感谢你的回复。偶然我发现 MicrosoftML ( https://msdn.microsoft.com/en-us/microsoft-r/microsoftml-introduction ) 提供了我所需要的——通过使用 Microsoft R 客户端和 R 服务器中提供的 featureizeText 函数。也许它可以帮助其他人-我找到了他们的示例,并且可以将其转换为我的数据(Microsoft ML 下的 featureizeText() 帮助)。
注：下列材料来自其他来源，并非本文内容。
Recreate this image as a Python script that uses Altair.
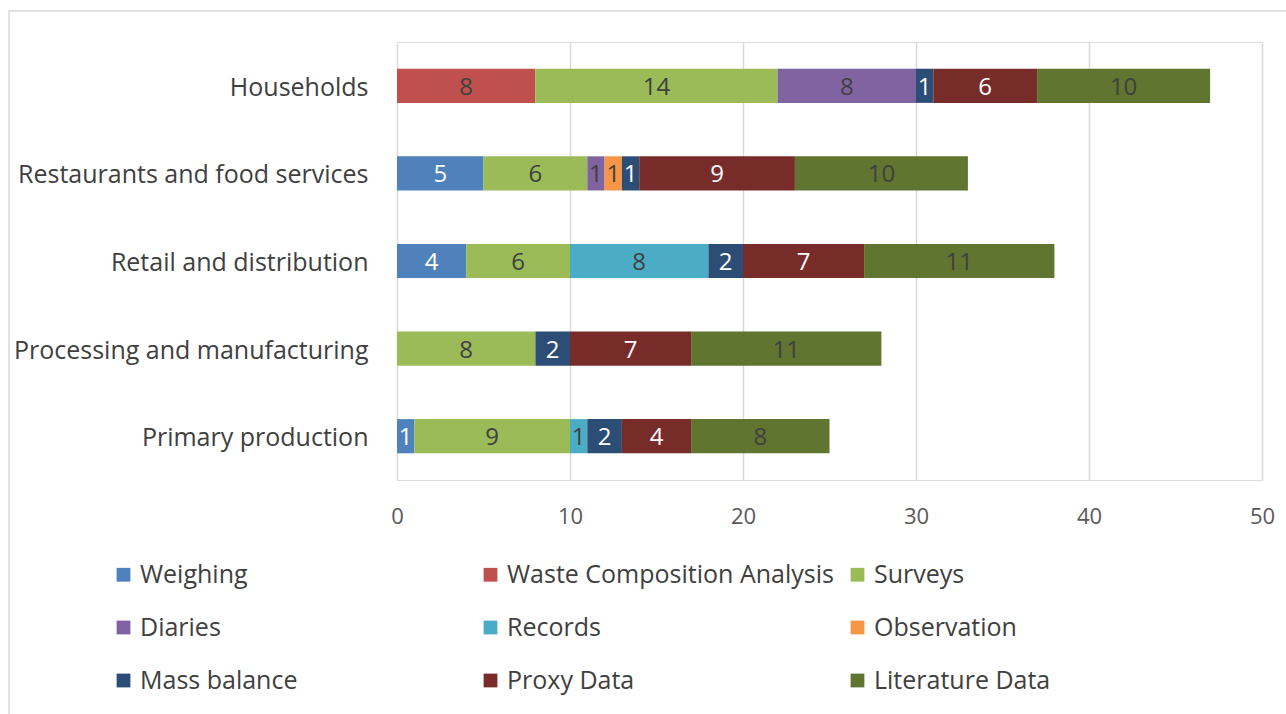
import altair as alt
import pandas as pd

sectors = [
    "Households",
    "Restaurants and food services",
    "Retail and distribution",
    "Processing and manufacturing",
    "Primary production",
]
methods = [
    "Weighing",
    "Waste Composition Analysis",
    "Surveys",
    "Diaries",
    "Records",
    "Observation",
    "Mass balance",
    "Proxy Data",
    "Literature Data",
]
colors = [
    "#4F81BD", "#C0504D", "#9BBB59", "#8064A2", "#4BACC6",
    "#F79646", "#2C4D75", "#772C2A", "#5F7530",
]

# number of studies per method, one value per sector (same order as `sectors`)
weighing = [0, 5, 4, 0, 1]
waste_composition = [8, 0, 0, 0, 0]
surveys = [14, 6, 6, 8, 9]
diaries = [8, 1, 0, 0, 0]
records = [0, 0, 8, 0, 1]
observation = [0, 1, 0, 0, 0]
mass_balance = [1, 1, 2, 2, 2]
proxy_data = [6, 9, 7, 7, 4]
literature_data = [10, 10, 11, 11, 8]

series = [weighing, waste_composition, surveys, diaries, records,
          observation, mass_balance, proxy_data, literature_data]

rows = []
for m_idx, (method, vals) in enumerate(zip(methods, series)):
    for sector, v in zip(sectors, vals):
        if v > 0:
            rows.append({"sector": sector, "method": method, "order": m_idx, "value": v})
df = pd.DataFrame(rows)

PLOT_W, PLOT_H = 865, 438
FONT = "Open Sans"

base = alt.Chart(df).transform_stack(
    stack="value", groupby=["sector"], sort=[{"field": "order"}], as_=["x0", "x1"]
).transform_calculate(mid="(datum.x0 + datum.x1) / 2")

y_enc = alt.Y(
    "sector:N",
    sort=sectors,
    scale=alt.Scale(paddingInner=0.61, paddingOuter=0.305),
    axis=alt.Axis(
        title=None, domain=False, ticks=False, labelPadding=29, labelOffset=2,
        labelFontSize=25, labelColor="#404040", labelFont=FONT, labelLimit=420,
    ),
)

bars = base.mark_bar().encode(
    x=alt.X(
        "x0:Q",
        scale=alt.Scale(domain=[0, 50]),
        axis=alt.Axis(
            title=None, values=[0, 10, 20, 30, 40, 50], domain=False, ticks=False,
            labelFlush=False, labelPadding=26, labelFontSize=22,
            labelColor="#595959", labelFont=FONT,
            grid=True, gridColor="#d9d9d9", gridWidth=1.5,
        ),
    ),
    x2="x1:Q",
    y=y_enc,
    color=alt.Color(
        "method:N",
        sort=methods,
        scale=alt.Scale(domain=methods, range=colors),
        legend=alt.Legend(
            title=None, orient="none", legendX=-286, legendY=520, columns=3,
            direction="horizontal", gridAlign="all", columnPadding=11, rowPadding=27,
            symbolType="square", symbolSize=190, symbolStrokeWidth=0, labelOffset=4,
            labelFontSize=25, labelColor="#404040", labelFont=FONT, labelLimit=500,
        ),
    ),
    order=alt.Order("order:Q"),
)

labels = base.mark_text(fontSize=24, font=FONT, dy=2).encode(
    x=alt.X("mid:Q"),
    y=alt.Y("sector:N", sort=sectors),
    text=alt.Text("value:Q"),
    color=alt.condition(
        "indexof(['Weighing', 'Mass balance', 'Proxy Data'], datum.method) >= 0",
        alt.value("white"),
        alt.value("#404040"),
    ),
)

frame = alt.Chart(pd.DataFrame({"k": [0]})).mark_rect(
    fill=None, stroke="#d9d9d9", strokeWidth=1.5
).encode(
    x=alt.value(-388), x2=alt.value(PLOT_W + 40),
    y=alt.value(-31), y2=alt.value(PLOT_H + 260),
)

chart = alt.layer(frame, bars, labels).properties(
    width=PLOT_W,
    height=PLOT_H,
    autosize=alt.AutoSizeParams(type="none"),
    padding={"left": 397, "top": 42, "right": 1286 - 397 - PLOT_W, "bottom": 714 - 42 - PLOT_H},
).configure_view(stroke=None).configure(background="white")

chart.save("out.html", embed_options={"renderer": "svg", "actions": False})
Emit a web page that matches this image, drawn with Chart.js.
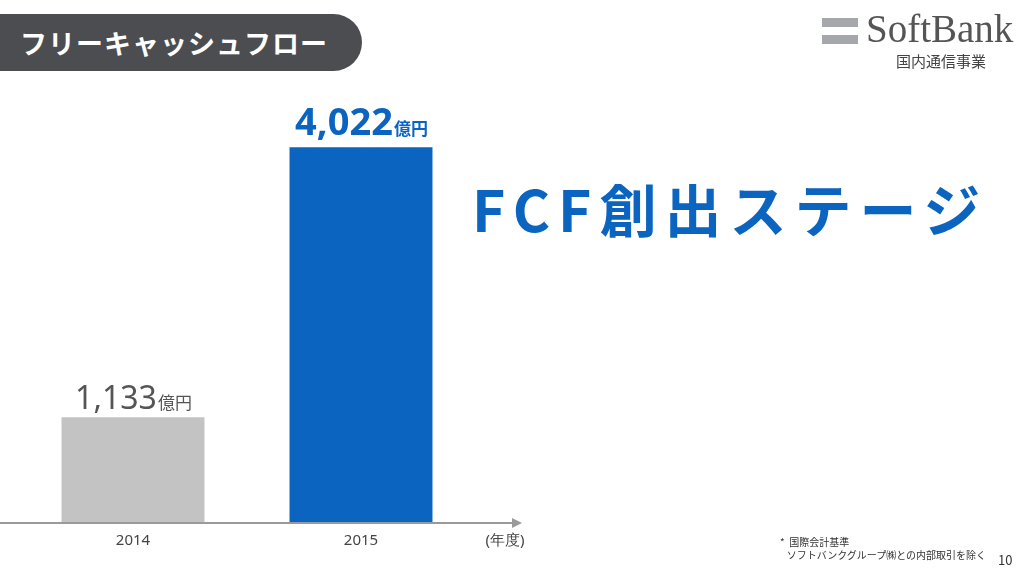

trainReviews <- data.frame(review = c(
"This is great",
"I hate it",
"Love it",
"Do not like it",
"Really like it",
"I hate it",
"I like it a lot",
"I kind of hate it",
"I do like it",
"I really hate it",
"It is very good",
"I hate it a bunch",
"I love it a bunch",
"I hate it",
"I like it very much",
"I hate it very much.",
"I really do love it",
"I really do hate it",
"Love it!",
"Hate it!",
"I love it",
"I hate it",
"I love it",
"I hate it",
"I love it"),
like = c(TRUE, FALSE, TRUE, FALSE, TRUE,
FALSE, TRUE, FALSE, TRUE, FALSE, TRUE, FALSE, TRUE,
FALSE, TRUE, FALSE, TRUE, FALSE, TRUE, FALSE, TRUE,
FALSE, TRUE, FALSE, TRUE), stringsAsFactors = FALSE
)
testReviews <- data.frame(review = c(
"This is great",
"I hate it",
"Love it",
"Really like it",
"I hate it",
"I like it a lot",
"I love it",
"I do like it",
"I really hate it",
"I love it"), stringsAsFactors = FALSE)
outModel <- rxLogisticRegression(like ~ reviewTran, data = trainReviews,
mlTransforms = list(featurizeText(vars = c(reviewTran = "review"),
stopwordsRemover = stopwordsDefault(), keepPunctuations = FALSE)))
# 'hate' and 'love' have non-zero weights summary(outModel)